• [PROBLEM STATEMENT] Go through the records underneath and count the lines that include the string "code". Give nothing but the number.

• [RECORDS FOR THE EXERCISE]
****************

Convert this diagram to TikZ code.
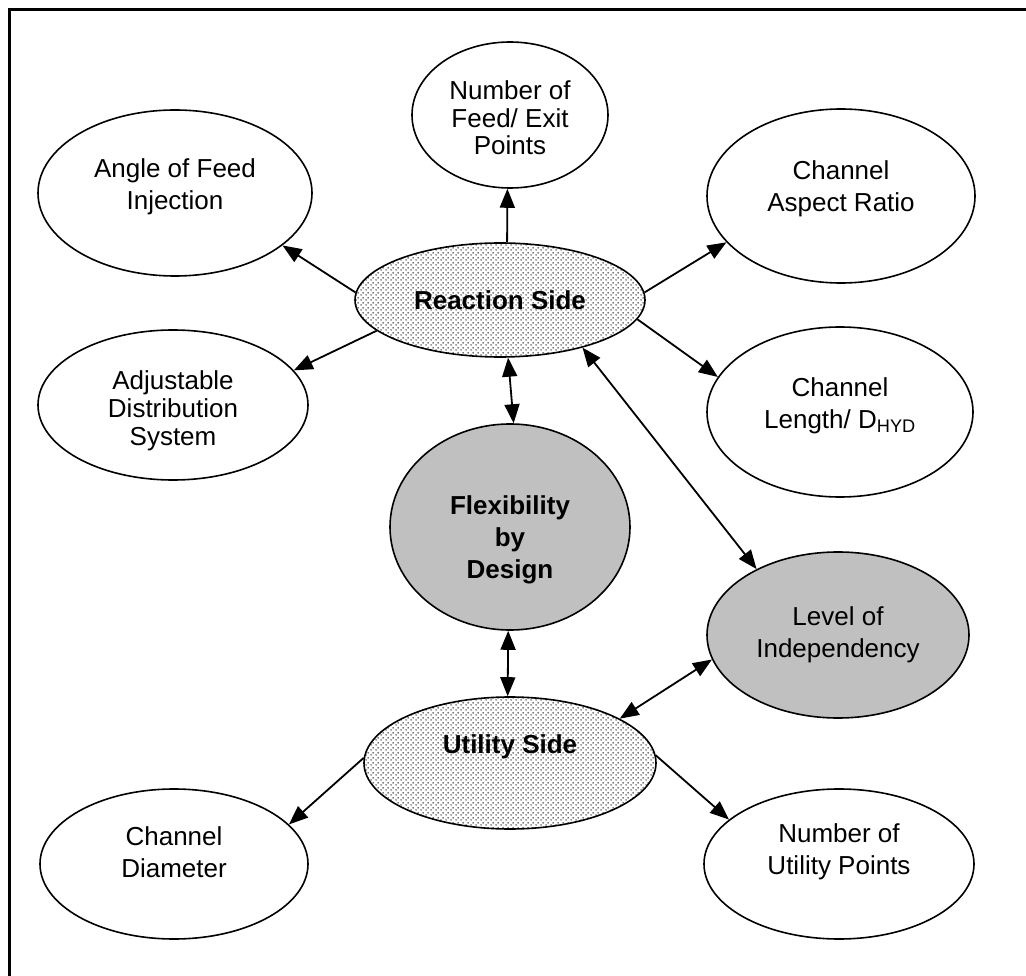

****************

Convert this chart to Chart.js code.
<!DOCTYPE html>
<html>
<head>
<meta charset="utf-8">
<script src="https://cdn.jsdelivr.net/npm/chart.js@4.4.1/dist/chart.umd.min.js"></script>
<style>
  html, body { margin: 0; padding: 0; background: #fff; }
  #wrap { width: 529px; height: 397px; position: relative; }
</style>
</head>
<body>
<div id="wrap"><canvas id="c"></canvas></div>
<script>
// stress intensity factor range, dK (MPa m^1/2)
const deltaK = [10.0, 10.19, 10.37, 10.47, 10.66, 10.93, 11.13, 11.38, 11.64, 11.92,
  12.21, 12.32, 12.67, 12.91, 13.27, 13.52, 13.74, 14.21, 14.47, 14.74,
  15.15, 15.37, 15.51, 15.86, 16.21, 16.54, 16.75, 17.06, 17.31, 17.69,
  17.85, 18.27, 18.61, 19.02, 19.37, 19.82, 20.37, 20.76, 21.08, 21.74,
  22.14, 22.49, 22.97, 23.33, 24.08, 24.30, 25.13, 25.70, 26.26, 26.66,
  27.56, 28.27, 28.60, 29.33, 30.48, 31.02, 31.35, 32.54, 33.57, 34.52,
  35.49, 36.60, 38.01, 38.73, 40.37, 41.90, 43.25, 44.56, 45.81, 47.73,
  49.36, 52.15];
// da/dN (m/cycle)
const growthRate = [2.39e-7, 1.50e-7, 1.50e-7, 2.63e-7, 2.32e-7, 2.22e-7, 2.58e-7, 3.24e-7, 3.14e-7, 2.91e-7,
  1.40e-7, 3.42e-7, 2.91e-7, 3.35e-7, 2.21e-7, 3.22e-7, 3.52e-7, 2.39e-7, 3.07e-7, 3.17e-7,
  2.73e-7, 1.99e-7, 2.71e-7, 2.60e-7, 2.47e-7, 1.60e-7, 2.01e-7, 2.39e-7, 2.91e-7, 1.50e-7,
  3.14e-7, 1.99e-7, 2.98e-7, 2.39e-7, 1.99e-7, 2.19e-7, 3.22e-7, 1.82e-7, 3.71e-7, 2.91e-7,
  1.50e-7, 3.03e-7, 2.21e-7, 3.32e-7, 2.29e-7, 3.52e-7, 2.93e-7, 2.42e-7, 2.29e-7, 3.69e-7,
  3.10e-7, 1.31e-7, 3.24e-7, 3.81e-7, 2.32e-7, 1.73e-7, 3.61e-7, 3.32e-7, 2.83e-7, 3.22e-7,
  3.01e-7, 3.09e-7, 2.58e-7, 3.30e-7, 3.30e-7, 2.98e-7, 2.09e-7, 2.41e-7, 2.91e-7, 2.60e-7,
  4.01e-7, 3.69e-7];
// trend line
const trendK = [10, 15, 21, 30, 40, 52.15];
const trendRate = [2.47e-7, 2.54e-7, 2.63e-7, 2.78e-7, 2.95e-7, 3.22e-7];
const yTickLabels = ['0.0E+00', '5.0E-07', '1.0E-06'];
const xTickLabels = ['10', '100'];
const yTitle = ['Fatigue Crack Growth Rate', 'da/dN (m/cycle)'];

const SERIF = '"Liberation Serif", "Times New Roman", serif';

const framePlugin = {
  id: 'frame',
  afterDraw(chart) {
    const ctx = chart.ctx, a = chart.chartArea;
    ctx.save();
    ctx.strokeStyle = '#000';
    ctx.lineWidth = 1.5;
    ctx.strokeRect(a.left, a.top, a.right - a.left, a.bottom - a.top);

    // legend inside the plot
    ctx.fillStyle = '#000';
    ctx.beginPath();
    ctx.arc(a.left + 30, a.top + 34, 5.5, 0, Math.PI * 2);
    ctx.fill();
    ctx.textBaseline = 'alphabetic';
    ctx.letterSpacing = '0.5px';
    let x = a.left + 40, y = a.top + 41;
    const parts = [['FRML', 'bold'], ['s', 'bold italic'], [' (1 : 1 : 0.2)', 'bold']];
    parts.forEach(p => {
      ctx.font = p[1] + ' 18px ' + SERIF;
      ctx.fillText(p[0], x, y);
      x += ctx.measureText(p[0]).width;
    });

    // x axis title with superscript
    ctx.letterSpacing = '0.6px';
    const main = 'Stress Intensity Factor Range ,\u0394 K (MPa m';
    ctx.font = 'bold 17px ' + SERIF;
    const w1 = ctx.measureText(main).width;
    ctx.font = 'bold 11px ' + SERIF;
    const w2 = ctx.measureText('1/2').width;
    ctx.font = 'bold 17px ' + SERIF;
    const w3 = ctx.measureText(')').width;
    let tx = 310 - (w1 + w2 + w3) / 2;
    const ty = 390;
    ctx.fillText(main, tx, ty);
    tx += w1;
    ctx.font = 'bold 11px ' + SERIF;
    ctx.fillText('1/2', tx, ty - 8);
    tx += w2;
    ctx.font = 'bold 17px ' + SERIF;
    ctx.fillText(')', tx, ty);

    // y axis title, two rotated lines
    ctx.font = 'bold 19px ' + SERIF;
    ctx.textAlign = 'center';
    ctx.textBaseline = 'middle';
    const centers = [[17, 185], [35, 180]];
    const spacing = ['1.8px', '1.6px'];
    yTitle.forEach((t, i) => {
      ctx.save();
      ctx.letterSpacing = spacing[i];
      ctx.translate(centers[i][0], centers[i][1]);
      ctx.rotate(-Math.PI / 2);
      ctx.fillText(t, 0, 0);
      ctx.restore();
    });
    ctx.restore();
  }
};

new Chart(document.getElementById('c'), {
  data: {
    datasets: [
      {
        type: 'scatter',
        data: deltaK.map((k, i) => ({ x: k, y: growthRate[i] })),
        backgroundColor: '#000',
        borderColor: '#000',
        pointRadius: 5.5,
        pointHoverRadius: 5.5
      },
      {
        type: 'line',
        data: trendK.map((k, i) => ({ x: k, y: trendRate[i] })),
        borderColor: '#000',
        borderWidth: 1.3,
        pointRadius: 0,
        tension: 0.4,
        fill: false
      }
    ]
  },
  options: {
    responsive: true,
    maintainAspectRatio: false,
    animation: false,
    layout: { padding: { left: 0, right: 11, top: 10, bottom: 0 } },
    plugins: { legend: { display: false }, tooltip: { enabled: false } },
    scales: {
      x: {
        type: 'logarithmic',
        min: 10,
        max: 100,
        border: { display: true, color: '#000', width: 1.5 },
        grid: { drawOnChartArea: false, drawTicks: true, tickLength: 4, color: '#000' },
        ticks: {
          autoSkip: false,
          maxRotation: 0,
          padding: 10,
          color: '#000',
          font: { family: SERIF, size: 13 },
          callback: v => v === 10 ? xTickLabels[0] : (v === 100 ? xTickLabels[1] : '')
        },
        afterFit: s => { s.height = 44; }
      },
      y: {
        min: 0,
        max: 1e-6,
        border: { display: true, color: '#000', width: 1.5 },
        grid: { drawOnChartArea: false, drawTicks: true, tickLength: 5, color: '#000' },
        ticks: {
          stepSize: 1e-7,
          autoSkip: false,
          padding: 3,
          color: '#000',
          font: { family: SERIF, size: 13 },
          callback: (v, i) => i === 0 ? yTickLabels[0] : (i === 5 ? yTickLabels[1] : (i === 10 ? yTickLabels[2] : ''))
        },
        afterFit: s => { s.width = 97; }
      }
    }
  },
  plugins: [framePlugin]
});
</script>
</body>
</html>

****************

• [WORKED ANSWER] 2